Depending on how water-wise you are you might experience a more than 50% drop in your bills with a water meter. If your bills increase you can choose to return to non-metered billing within the first year.
Small changes in behaviour can make big differences: showers use 5 times less water than baths or power showers.
Each toilet flush can use up to 9 litres of drinking quality water, so avoid unnecessary flushes.
In the kitchen: wash fruit, veg and washing-up in a bowl rather than under a running tap.
Request a free Water Hippo and water saving leaflet from your local water provider. Water Hippos can save up to 3 litres a flush.
Contact your local City Council for more water efficiency tips for your house and garden.
Prevent leaks and get a free water audit: Watersmart do free home water audits and can help you to identify and repair minor leaks. They aim for a 10–15% reduction in water use and water bills for metered customers.
Fit a dual flush to your toilet, it increases the water pressure of each flush and cuts the water consumption by half, saving a massive 20% on your total water bill.

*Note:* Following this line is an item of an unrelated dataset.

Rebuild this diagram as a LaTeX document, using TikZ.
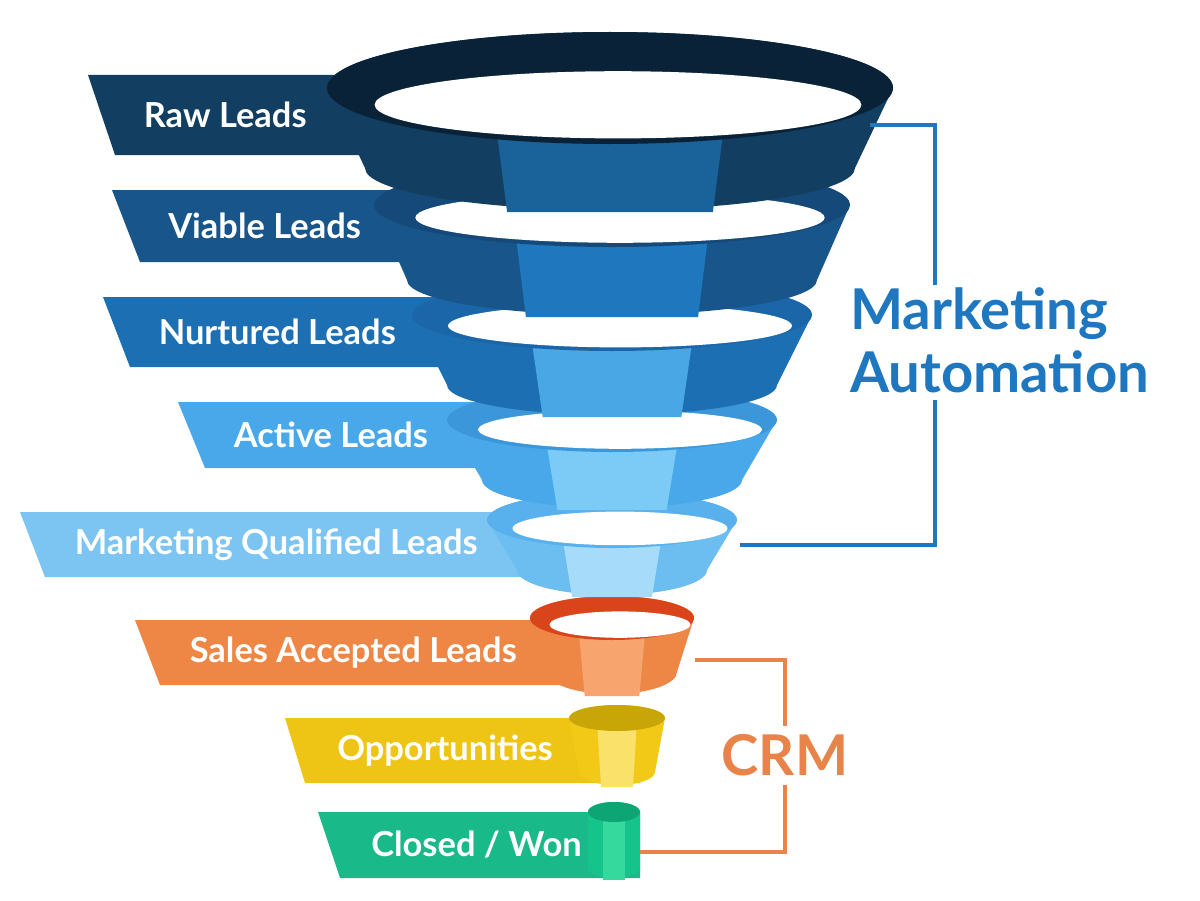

Water saving taps, attachments and dual flushes are available from all good DIY and plumbing supply stores, or contact the Environment Agency or Waterwise for more information about products and suppliers.

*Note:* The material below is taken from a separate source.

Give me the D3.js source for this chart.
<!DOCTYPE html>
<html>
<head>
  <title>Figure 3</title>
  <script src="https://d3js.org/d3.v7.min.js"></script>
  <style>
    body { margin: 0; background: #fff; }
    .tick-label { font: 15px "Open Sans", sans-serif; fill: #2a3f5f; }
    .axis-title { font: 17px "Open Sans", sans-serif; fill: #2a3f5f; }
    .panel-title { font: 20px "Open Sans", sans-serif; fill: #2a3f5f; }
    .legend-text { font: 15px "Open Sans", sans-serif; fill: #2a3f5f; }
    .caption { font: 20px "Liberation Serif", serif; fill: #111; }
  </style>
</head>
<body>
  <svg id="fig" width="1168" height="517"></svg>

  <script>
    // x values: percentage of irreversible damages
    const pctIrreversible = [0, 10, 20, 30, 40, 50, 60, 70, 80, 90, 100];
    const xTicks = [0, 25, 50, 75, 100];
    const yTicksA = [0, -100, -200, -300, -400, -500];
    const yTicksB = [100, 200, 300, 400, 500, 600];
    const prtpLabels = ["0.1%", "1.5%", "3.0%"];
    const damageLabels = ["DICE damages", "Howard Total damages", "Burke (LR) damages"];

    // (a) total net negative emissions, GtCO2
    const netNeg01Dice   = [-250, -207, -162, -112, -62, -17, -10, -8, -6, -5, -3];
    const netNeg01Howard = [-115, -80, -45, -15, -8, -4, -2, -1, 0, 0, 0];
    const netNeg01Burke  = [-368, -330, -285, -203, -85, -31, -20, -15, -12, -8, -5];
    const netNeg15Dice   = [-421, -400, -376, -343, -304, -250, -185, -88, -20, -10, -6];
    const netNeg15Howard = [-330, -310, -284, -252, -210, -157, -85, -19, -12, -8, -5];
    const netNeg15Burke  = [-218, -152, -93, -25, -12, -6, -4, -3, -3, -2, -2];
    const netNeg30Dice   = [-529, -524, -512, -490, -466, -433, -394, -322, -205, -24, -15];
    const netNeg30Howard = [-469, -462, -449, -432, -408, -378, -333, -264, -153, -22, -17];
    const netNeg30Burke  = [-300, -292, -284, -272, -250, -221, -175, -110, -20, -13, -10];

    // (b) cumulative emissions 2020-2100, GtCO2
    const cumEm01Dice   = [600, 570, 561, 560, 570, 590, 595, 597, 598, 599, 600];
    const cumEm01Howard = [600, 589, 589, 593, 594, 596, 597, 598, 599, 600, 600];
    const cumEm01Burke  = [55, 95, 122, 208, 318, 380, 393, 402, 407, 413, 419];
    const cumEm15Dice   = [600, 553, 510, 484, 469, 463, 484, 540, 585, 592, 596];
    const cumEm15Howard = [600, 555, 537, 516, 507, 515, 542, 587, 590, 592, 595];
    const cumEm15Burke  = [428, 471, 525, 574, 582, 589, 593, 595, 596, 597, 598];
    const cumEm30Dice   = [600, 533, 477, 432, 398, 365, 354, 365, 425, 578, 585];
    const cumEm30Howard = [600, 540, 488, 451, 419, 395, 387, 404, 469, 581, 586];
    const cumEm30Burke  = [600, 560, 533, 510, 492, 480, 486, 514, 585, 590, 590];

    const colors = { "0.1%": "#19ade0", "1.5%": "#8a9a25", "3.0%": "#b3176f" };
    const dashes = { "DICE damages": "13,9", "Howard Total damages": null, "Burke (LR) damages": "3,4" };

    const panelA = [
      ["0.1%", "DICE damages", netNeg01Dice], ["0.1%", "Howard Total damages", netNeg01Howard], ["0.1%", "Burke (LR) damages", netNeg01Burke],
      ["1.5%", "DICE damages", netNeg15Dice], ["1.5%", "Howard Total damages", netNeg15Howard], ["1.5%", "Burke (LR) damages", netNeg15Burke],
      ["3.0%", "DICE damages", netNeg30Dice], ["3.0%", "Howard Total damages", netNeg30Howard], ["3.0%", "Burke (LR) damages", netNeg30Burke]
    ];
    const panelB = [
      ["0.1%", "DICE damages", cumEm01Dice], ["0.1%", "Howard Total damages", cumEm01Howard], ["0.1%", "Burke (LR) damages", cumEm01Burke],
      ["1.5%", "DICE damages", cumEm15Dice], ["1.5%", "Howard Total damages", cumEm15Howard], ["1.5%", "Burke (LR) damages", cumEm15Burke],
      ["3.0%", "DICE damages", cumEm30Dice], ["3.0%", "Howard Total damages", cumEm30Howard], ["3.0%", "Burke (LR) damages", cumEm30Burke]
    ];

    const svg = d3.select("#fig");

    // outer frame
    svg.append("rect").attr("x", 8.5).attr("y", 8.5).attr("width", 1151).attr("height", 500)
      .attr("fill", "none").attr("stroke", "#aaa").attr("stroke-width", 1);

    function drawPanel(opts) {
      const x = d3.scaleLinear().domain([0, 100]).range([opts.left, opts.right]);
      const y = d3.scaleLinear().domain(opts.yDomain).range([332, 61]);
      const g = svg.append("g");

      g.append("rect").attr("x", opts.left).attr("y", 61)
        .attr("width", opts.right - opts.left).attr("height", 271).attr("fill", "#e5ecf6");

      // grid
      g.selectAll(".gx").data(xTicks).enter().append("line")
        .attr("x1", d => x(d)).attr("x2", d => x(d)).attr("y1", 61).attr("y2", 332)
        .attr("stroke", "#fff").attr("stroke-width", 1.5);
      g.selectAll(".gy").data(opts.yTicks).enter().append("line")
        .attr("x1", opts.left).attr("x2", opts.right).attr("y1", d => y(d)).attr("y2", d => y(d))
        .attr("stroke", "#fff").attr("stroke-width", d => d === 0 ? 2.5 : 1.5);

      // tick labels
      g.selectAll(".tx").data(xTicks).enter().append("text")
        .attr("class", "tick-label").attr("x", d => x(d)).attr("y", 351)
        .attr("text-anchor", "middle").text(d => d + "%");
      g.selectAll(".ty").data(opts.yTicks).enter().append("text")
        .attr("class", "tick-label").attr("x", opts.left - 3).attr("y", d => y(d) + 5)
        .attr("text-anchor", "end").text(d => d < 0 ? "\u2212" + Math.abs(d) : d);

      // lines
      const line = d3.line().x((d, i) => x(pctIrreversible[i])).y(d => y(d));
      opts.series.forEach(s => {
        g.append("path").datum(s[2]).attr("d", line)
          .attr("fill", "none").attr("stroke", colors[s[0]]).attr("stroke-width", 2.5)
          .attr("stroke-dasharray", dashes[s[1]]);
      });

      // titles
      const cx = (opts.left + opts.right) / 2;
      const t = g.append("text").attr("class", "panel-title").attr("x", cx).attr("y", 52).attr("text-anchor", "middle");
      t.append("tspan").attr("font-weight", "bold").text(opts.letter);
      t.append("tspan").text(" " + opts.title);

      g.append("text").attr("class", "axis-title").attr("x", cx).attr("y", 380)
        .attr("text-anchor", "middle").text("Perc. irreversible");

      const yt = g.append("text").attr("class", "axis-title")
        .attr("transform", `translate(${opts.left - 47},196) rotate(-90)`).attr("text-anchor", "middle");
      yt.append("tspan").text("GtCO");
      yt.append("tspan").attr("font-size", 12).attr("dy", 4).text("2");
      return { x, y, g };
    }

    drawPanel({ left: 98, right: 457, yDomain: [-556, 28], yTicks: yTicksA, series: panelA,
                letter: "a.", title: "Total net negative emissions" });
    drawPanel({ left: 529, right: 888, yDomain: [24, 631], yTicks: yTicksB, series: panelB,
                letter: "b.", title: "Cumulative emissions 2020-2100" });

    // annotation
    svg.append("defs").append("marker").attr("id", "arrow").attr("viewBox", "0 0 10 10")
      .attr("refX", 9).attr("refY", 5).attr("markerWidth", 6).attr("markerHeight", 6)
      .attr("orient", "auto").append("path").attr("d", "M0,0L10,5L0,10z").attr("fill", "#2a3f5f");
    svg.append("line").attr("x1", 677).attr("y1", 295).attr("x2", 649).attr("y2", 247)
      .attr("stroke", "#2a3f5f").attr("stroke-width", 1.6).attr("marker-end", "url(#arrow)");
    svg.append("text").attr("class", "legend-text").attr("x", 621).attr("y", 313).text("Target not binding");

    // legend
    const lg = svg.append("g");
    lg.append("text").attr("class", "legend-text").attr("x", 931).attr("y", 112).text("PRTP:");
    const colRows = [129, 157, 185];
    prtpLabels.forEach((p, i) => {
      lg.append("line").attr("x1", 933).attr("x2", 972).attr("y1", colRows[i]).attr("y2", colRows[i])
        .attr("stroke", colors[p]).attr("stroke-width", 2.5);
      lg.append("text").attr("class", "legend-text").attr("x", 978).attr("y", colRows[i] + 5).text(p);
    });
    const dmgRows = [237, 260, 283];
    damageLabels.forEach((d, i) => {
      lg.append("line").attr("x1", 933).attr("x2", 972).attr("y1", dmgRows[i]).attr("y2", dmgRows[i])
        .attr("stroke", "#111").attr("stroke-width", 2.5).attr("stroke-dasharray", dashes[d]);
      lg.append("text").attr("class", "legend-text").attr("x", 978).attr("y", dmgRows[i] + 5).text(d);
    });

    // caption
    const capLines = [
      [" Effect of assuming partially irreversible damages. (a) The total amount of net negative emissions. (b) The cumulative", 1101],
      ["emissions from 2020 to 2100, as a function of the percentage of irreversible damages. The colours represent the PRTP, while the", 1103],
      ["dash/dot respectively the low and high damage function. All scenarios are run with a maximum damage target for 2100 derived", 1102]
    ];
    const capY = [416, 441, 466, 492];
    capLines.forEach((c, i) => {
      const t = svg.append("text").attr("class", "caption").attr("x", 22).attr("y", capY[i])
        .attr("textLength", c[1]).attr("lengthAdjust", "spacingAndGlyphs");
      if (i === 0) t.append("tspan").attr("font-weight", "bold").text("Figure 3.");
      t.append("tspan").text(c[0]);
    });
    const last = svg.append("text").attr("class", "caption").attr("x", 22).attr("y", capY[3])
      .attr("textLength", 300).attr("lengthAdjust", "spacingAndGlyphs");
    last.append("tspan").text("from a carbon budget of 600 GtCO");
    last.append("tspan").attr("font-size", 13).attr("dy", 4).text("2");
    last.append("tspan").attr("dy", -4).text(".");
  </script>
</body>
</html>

Use water butts to collect rainwater from your roof for use in your garden. They are available from garden centres and often at reduced prices from your local water provider.

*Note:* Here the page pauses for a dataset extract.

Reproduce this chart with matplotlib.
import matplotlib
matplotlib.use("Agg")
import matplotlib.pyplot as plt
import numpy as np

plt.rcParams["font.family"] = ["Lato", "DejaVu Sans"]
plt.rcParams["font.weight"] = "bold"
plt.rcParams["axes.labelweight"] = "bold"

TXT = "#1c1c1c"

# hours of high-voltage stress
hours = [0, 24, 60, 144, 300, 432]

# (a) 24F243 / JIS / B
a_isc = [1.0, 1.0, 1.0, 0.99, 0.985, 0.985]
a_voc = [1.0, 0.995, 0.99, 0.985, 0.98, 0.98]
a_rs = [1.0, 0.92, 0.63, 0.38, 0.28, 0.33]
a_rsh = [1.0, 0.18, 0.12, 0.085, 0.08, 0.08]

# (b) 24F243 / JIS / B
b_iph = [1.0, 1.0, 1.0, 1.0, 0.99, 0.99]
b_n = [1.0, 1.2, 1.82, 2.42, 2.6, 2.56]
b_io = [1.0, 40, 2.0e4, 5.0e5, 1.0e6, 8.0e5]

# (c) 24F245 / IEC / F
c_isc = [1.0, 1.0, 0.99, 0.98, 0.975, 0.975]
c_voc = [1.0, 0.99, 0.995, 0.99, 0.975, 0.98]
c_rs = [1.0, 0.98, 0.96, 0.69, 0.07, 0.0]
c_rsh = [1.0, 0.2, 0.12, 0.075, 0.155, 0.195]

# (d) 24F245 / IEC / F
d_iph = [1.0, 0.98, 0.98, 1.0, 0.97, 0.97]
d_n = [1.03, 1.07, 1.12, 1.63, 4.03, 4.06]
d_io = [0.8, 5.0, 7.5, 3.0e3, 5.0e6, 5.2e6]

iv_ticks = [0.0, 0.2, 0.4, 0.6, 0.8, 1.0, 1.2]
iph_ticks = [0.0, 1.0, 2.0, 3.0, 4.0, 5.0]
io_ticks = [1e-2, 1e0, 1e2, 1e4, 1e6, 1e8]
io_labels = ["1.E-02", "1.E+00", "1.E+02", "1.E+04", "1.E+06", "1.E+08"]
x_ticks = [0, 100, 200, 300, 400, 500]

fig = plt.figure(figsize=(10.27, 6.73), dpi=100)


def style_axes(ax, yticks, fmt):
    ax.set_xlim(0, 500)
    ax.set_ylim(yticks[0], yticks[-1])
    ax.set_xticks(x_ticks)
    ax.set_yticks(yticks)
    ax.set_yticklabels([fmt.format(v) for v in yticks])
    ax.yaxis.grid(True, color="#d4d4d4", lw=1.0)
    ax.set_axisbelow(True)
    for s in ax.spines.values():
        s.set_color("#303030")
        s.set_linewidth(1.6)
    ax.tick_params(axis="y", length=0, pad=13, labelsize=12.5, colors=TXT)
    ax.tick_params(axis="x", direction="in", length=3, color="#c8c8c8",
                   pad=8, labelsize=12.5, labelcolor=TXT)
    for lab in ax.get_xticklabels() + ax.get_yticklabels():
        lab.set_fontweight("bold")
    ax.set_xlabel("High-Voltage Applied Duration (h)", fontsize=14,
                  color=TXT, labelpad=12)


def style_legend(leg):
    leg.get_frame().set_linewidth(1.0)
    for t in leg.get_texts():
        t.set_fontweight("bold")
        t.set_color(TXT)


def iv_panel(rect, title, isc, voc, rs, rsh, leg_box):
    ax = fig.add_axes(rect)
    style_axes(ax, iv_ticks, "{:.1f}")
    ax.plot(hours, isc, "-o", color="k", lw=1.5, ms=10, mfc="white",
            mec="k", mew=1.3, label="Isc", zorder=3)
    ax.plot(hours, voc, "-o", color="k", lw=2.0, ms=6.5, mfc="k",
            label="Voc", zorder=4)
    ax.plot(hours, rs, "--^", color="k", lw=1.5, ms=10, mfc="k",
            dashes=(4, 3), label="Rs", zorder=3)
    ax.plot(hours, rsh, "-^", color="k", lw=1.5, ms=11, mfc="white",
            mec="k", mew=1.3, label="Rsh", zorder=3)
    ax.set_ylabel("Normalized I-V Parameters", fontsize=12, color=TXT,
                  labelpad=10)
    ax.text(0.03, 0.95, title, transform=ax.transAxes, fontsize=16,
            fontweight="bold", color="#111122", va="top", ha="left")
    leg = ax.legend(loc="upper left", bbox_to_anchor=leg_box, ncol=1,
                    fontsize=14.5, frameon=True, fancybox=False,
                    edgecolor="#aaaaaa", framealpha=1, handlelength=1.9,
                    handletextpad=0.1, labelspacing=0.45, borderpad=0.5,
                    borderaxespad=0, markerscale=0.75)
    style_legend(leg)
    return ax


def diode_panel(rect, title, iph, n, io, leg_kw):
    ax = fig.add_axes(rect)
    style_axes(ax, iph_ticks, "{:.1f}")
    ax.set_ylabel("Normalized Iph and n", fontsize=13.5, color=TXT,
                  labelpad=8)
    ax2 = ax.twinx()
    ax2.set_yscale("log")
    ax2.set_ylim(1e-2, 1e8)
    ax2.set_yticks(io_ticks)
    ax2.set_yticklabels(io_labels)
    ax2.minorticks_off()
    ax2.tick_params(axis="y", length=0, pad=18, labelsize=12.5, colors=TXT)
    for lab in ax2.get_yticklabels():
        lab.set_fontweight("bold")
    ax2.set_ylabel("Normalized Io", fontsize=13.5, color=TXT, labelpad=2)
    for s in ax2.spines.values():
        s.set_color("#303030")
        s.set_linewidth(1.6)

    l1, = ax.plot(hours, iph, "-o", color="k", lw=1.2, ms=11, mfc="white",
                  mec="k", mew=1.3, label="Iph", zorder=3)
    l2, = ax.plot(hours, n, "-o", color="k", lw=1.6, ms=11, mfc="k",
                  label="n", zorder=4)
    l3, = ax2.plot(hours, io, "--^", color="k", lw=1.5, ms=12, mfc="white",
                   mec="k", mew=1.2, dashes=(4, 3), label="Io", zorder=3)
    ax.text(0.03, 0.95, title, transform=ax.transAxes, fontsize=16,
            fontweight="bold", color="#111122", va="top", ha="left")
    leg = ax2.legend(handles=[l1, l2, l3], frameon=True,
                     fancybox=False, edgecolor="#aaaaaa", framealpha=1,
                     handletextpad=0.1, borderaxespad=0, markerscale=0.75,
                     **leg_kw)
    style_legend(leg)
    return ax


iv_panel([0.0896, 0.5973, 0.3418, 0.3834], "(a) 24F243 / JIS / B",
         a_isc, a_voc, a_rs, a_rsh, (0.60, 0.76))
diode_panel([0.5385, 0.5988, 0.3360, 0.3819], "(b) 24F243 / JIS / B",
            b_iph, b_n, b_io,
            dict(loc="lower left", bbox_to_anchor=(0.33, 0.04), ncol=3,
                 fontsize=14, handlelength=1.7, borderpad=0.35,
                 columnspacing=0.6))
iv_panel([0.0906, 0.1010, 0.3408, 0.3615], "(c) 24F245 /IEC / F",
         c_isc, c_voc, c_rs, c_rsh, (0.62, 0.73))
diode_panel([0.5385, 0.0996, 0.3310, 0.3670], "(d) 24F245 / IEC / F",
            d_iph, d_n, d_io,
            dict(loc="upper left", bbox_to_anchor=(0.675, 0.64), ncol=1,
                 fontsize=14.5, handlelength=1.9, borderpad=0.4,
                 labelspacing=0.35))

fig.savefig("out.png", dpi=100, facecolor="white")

Buy ‘A‘ or ‘A++‘ rated washing machines and dishwashers, they are very water efficient and save energy too. By law, all machines should display an energy label, so you can compare their water and energy consumptions. Don't forget to notify retailers if you can't find the energy label of any laundry appliance or dishwasher.
Rainwater harvesting can be as simple as collecting rainwater in a water butt for use in your garden. Or it can involve more complicated systems for flushing toilets and washing machine use. For more information contact the Environment Agency.
Greywater recycling systems collect and treat wastewater from showers, baths and basins. This recycled water can be used to flush toilets, water gardens and sometimes feed washing machines. Contact the Environment Agency for more information.
Learn about sustainable water and sewage systems, the Low Impact Living Initiative run a weekend course covering rainwater harvesting, greywater recycling and composting toilets.